Samuel, however, was concerned about his young bride. She had never seemed strong to him, and so he wanted her to stay in Andover to be under his mother’s experienced care during her pregnancy. The veteran of eight labors, Anne was also a skilled and knowledgeable nurse; she had attended countless births, and so throughout her daughter-in-law’s “breeding pains,” she nurtured her as tenderly as she could.

Mercy gave birth to a baby girl, Elizabeth, in February of 1664, and Anne was exhilarated. Perhaps because of concerns about her health, the new mother stayed in Andover with her mother-in-law, and Samuel visited frequently. For Anne, the baby’s cries and murmurs must have made the house feel alive again. Before long Elizabeth was smiling, sitting up, and taking her first steps, although Anne undoubtedly warned her daughter-in-law that this was the stage when she had to be particularly vigilant, since toddlers were notoriously liable to harm themselves. In fact, Anne found that she had a lot of advice to give.

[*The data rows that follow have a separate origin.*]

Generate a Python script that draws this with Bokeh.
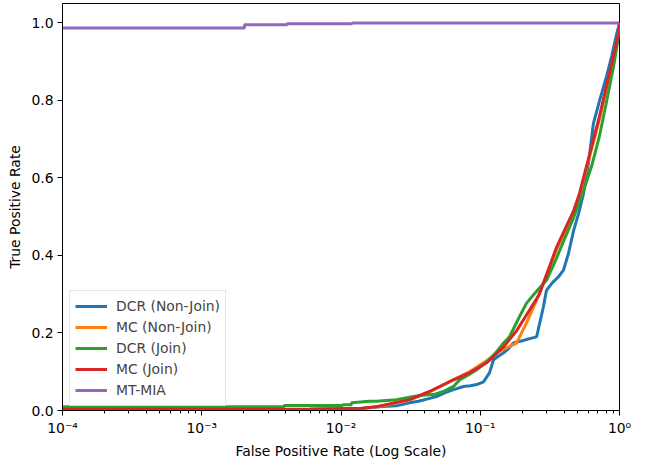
from bokeh.plotting import figure
from bokeh.models import Range1d, FixedTicker, CustomJSTickFormatter, PrintfTickFormatter, Legend, LegendItem
from bokeh.embed import file_html
from bokeh.resources import INLINE

# ---- data ----
dcr_nj_fpr = [1e-4, 0.004, 0.008, 0.012, 0.016, 0.020, 0.025, 0.031, 0.036, 0.042, 0.0485, 0.056, 0.0643,
              0.0759, 0.085, 0.0943, 0.1055, 0.1165, 0.1245, 0.135, 0.147, 0.160, 0.173, 0.20, 0.23, 0.254,
              0.284, 0.299, 0.33, 0.365, 0.396, 0.43, 0.468, 0.51, 0.551, 0.60, 0.650, 0.72, 0.807, 0.88, 0.951, 1.0]
dcr_nj_tpr = [0.001, 0.001, 0.002, 0.004, 0.007, 0.010, 0.012, 0.020, 0.024, 0.030, 0.036, 0.046, 0.054,
              0.062, 0.064, 0.067, 0.074, 0.097, 0.131, 0.140, 0.149, 0.160, 0.174, 0.180, 0.186, 0.190,
              0.267, 0.310, 0.330, 0.345, 0.362, 0.405, 0.464, 0.51, 0.559, 0.64, 0.741, 0.80, 0.862, 0.915, 0.969, 1.0]

mc_nj_fpr = [1e-4, 0.006, 0.0144, 0.02, 0.031, 0.0432, 0.0643, 0.0837, 0.111, 0.131, 0.182, 0.215, 0.254,
             0.353, 0.468, 0.516, 0.718, 0.984, 1.0]
mc_nj_tpr = [0.002, 0.003, 0.006, 0.012, 0.027, 0.048, 0.080, 0.100, 0.128, 0.149, 0.174, 0.226, 0.285,
             0.415, 0.512, 0.555, 0.752, 0.970, 1.0]

dcr_j_fpr = [1e-4, 0.0039, 0.0039, 0.0103, 0.0103, 0.0119, 0.0119, 0.016, 0.018, 0.025, 0.0332, 0.040,
             0.0462, 0.055, 0.0643, 0.071, 0.082, 0.0943, 0.1165, 0.13, 0.147, 0.162, 0.19, 0.215, 0.25,
             0.299, 0.35, 0.40, 0.468, 0.551, 0.63, 0.718, 0.80, 0.906, 0.984, 1.0]
dcr_j_tpr = [0.0095, 0.0095, 0.013, 0.013, 0.015, 0.015, 0.020, 0.024, 0.024, 0.028, 0.036, 0.040,
             0.041, 0.050, 0.062, 0.079, 0.092, 0.105, 0.131, 0.150, 0.174, 0.190, 0.240, 0.277, 0.305,
             0.336, 0.39, 0.44, 0.497, 0.567, 0.63, 0.708, 0.79, 0.887, 0.965, 1.0]

mc_j_fpr = [1e-4, 0.002, 0.006, 0.0144, 0.018, 0.031, 0.0432, 0.0643, 0.0837, 0.111, 0.147, 0.182, 0.266,
            0.353, 0.468, 0.516, 0.718, 0.984, 1.0]
mc_j_tpr = [0.003, 0.003, 0.004, 0.006, 0.010, 0.028, 0.049, 0.079, 0.097, 0.123, 0.164, 0.205, 0.300,
            0.421, 0.515, 0.560, 0.759, 0.972, 1.0]

mtmia_fpr = [1e-4, 0.00203, 0.00203, 0.0041, 0.0041, 0.012, 0.012, 1.0]
mtmia_tpr = [0.987, 0.987, 0.995, 0.995, 0.998, 0.998, 1.0, 1.0]

series = [
    ("DCR (Non-Join)", dcr_nj_fpr, dcr_nj_tpr, "#1f77b4"),
    ("MC (Non-Join)", mc_nj_fpr, mc_nj_tpr, "#ff7f0e"),
    ("DCR (Join)", dcr_j_fpr, dcr_j_tpr, "#2ca02c"),
    ("MC (Join)", mc_j_fpr, mc_j_tpr, "#d62728"),
    ("MT-MIA", mtmia_fpr, mtmia_tpr, "#9467bd"),
]

x_major = [1e-4, 1e-3, 1e-2, 1e-1, 1.0]
x_minor = [k * 10.0 ** e for e in range(-4, 0) for k in range(2, 10)]
y_major = [0.0, 0.2, 0.4, 0.6, 0.8, 1.0]

FONT = "DejaVu Sans"
FS = "13.9px"

p = figure(frame_width=557, frame_height=407, x_axis_type="log", output_backend="svg",
           toolbar_location=None,
           x_range=Range1d(1e-4, 1.0), y_range=Range1d(0.0, 1.05),
           min_border_left=62, min_border_right=27, min_border_top=3, min_border_bottom=36)

p.xgrid.visible = False
p.ygrid.visible = False
p.outline_line_color = "black"
p.outline_line_width = 1
p.outline_line_alpha = 1.0
p.background_fill_color = "white"
p.border_fill_color = "white"

items = []
for name, xs, ys, col in series:
    r = p.line(xs, ys, line_color=col, line_width=3)
    items.append(LegendItem(label=name, renderers=[r]))

legend = Legend(items=items, location=(7, 4), label_text_font=FONT, label_text_font_size=FS,
                glyph_width=32, glyph_height=20, label_height=20, spacing=1, padding=5, margin=0,
                border_line_color="#cccccc", border_line_width=1, background_fill_alpha=0.8,
                label_standoff=9)
p.add_layout(legend)

p.xaxis.ticker = FixedTicker(ticks=x_major, minor_ticks=x_minor)
p.xaxis.formatter = CustomJSTickFormatter(code="""
const sup = {'-':'\u207b','0':'\u2070','1':'\u00b9','2':'\u00b2','3':'\u00b3','4':'\u2074','5':'\u2075','6':'\u2076','7':'\u2077','8':'\u2078','9':'\u2079'};
const e = String(Math.round(Math.log10(tick)));
let s = '';
for (const c of e) { s += sup[c]; }
return '10' + s;
""")
p.yaxis.ticker = FixedTicker(ticks=y_major, minor_ticks=[])
p.yaxis.formatter = PrintfTickFormatter(format="%.1f")

p.xaxis.axis_label = "False Positive Rate (Log Scale)"
p.yaxis.axis_label = "True Positive Rate"

for ax in (p.xaxis[0], p.yaxis[0]):
    ax.axis_label_text_font = FONT
    ax.axis_label_text_font_size = FS
    ax.axis_label_text_font_style = "normal"
    ax.axis_label_text_color = "black"
    ax.major_label_text_font = FONT
    ax.major_label_text_font_size = FS
    ax.major_label_text_color = "black"
    ax.axis_line_color = "black"
    ax.major_tick_line_color = "black"
    ax.minor_tick_line_color = "black"
    ax.major_tick_out = 5
    ax.major_tick_in = 0
    ax.minor_tick_out = 3
    ax.minor_tick_in = 0
    ax.major_label_standoff = 4

p.xaxis.axis_label_standoff = 4
p.yaxis.axis_label_standoff = 5

open("out.html", "w").write(file_html(p, INLINE))
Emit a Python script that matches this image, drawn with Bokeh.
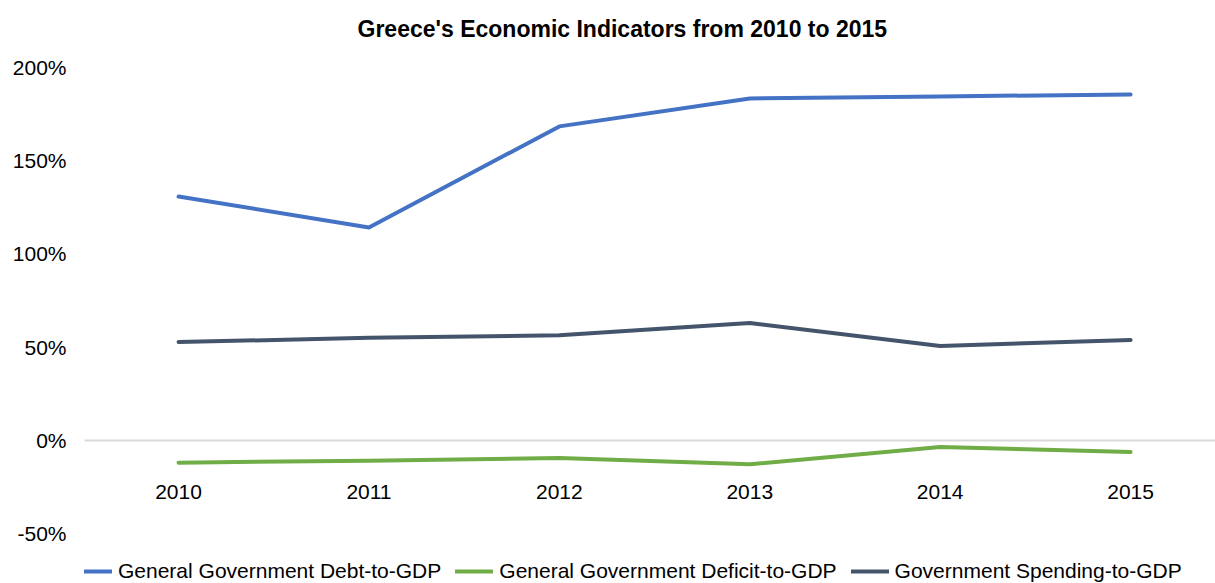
from bokeh.plotting import figure
from bokeh.models import (Range1d, FixedTicker, PrintfTickFormatter, Legend,
                          LegendItem, BasicTickFormatter)
from bokeh.embed import file_html
from bokeh.resources import INLINE

# ---- data ----
years = [2010, 2011, 2012, 2013, 2014, 2015]
debt_to_gdp = [130.8, 114.2, 168.4, 183.4, 184.5, 185.5]
deficit_to_gdp = [-12.0, -10.9, -9.5, -12.9, -3.6, -6.3]
spending_to_gdp = [52.7, 55.0, 56.3, 62.9, 50.6, 53.8]
series_names = ["General Government Debt-to-GDP",
                "General Government Deficit-to-GDP",
                "Government Spending-to-GDP"]
y_ticks = [-50, 0, 50, 100, 150, 200]
title_text = "Greece's Economic Indicators from 2010 to 2015"

colors = ["#4472C4", "#70AD47", "#44546A"]
FONT = "Liberation Sans"

p = figure(width=1215, height=583, output_backend="svg", toolbar_location=None,
           x_range=Range1d(2009.506, 2015.446), y_range=Range1d(-76.81, 208.04),
           min_border_left=84, min_border_right=0, min_border_top=52,
           min_border_bottom=0, background_fill_color="white",
           border_fill_color="white")
p.outline_line_color = None

# title
p.title.text = title_text
p.title.text_font = FONT
p.title.text_font_size = "23px"
p.title.text_font_style = "bold"
p.title.text_color = "#000000"
p.title.align = "left"
p.title.offset = 273
p.title.standoff = 22

# y axis
p.yaxis.ticker = FixedTicker(ticks=y_ticks)
p.yaxis.formatter = PrintfTickFormatter(format="%d%%")
p.yaxis.axis_line_color = None
p.yaxis.major_tick_line_color = None
p.yaxis.minor_tick_line_color = None
p.yaxis.major_tick_out = 0
p.yaxis.major_tick_in = 0
p.yaxis.major_label_standoff = 18
p.yaxis.major_label_text_font = FONT
p.yaxis.major_label_text_font_size = "21px"
p.yaxis.major_label_text_color = "#000000"

# x axis (category labels sit below the zero line)
p.xaxis.ticker = FixedTicker(ticks=years)
p.xaxis.formatter = BasicTickFormatter(use_scientific=False)
p.xaxis.fixed_location = -20
p.xaxis.axis_line_color = None
p.xaxis.major_tick_line_color = None
p.xaxis.minor_tick_line_color = None
p.xaxis.major_tick_out = 0
p.xaxis.major_tick_in = 0
p.xaxis.major_label_standoff = 7
p.xaxis.major_label_text_font = FONT
p.xaxis.major_label_text_font_size = "21px"
p.xaxis.major_label_text_color = "#000000"

# grid: only the zero line
p.xgrid.visible = False
p.ygrid.ticker = FixedTicker(ticks=[0])
p.ygrid.grid_line_color = "#D9D9D9"
p.ygrid.grid_line_width = 2

renderers = []
for vals, c in zip([debt_to_gdp, deficit_to_gdp, spending_to_gdp], colors):
    r = p.line(years, vals, line_color=c, line_width=4,
               line_cap="round", line_join="round")
    renderers.append(r)

legend = Legend(items=[LegendItem(label=n, renderers=[r])
                       for n, r in zip(series_names, renderers)],
                orientation="horizontal", location=(-10, 0),
                glyph_width=38, glyph_height=20, label_height=20,
                label_standoff=6, spacing=14, padding=0, margin=0,
                border_line_color=None, background_fill_alpha=0,
                label_text_font=FONT, label_text_font_size="21px",
                label_text_color="#000000")
p.add_layout(legend)

open("out.html", "w").write(file_html(p, INLINE))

While Elizabeth crawled throughout the house, forcing the family to put the fireguard hastily into place and to store the sharp knife blades on high shelves, Anne decided to devote herself to writing a series of “meditations” that she dedicated to her son Simon, who had asked her to “leave something for [him] in writing that [he] might look upon, when [he] should see me no more.”
27
Anne had leaped at this idea because it fit well with her sense of wanting to leave behind a legacy for her children and the generations to come.

“Diverse children have their different natures,” she wrote, sounding as though she were speaking directly to Mercy. “Some are like flesh which nothing but salt will keep from putrefaction, some again like tender fruits that are best preserved with sugar. Those parents are wise that can fit their nurture according to their nature.” Or, she advised, “A prudent mother will not clothe her little childe with a long and cumbersome garment, she easily foresees what events it is like to produce, at the best but falls and bruises, or perhaps somewhat worse.” And, “Some children are hardly weaned; although the teat be rubbed with wormwood or mustard, they will either wipe it off, or else suck down sweet and bitter together.”
28

Anne never failed to draw God into her homespun counsel. In her eyes God became like the “prudent mother” who “proportion[s] his dispensations according to the stature and strength of the person he bestows them on,” and Christians were like the infants who clung to the mother’s breasts even when God carefully “embitter[ed] all of the sweets of this life, that . . . they might feed upon more substantial food, yet they are so childishly sottish that they are still hugging and sucking these empty breasts [of the world].”
29

During the first year of Elizabeth’s life, Anne wrote seventy-seven of these aphorisms, and she included many more topics besides motherhood. Some were directly political: “Dim eyes are the concomitants of old age, and shortsightedness in those that are eyes of a republic foretells a declining state.” Others were moral observations: “Wickedness comes to its height by degrees. He that dares say of a less sin ‘Is it not a little one?’ will ere long say of a greater, ‘Tush, God regards it not.’”
30

Though she was living through one of the happiest stages in her life, Anne reflected that sadness might befall her at any moment.

All have their bounds set . . . and till the expiration of that time, no dangers no sickness no paines nor troubles, shall put a period to our dayes, the certainty that that time will come, together with the uncertainty, how, where, and when, should make us so to number our dayes as to apply our hearts to wisedome.
31

Sadly, her words proved prophetic. There was something terribly wrong with Mercy’s child. Whether it was fever or smallpox or some congenital ailment is unclear, but in the middle of a hot August night, when she was only a year and a half old, Elizabeth died.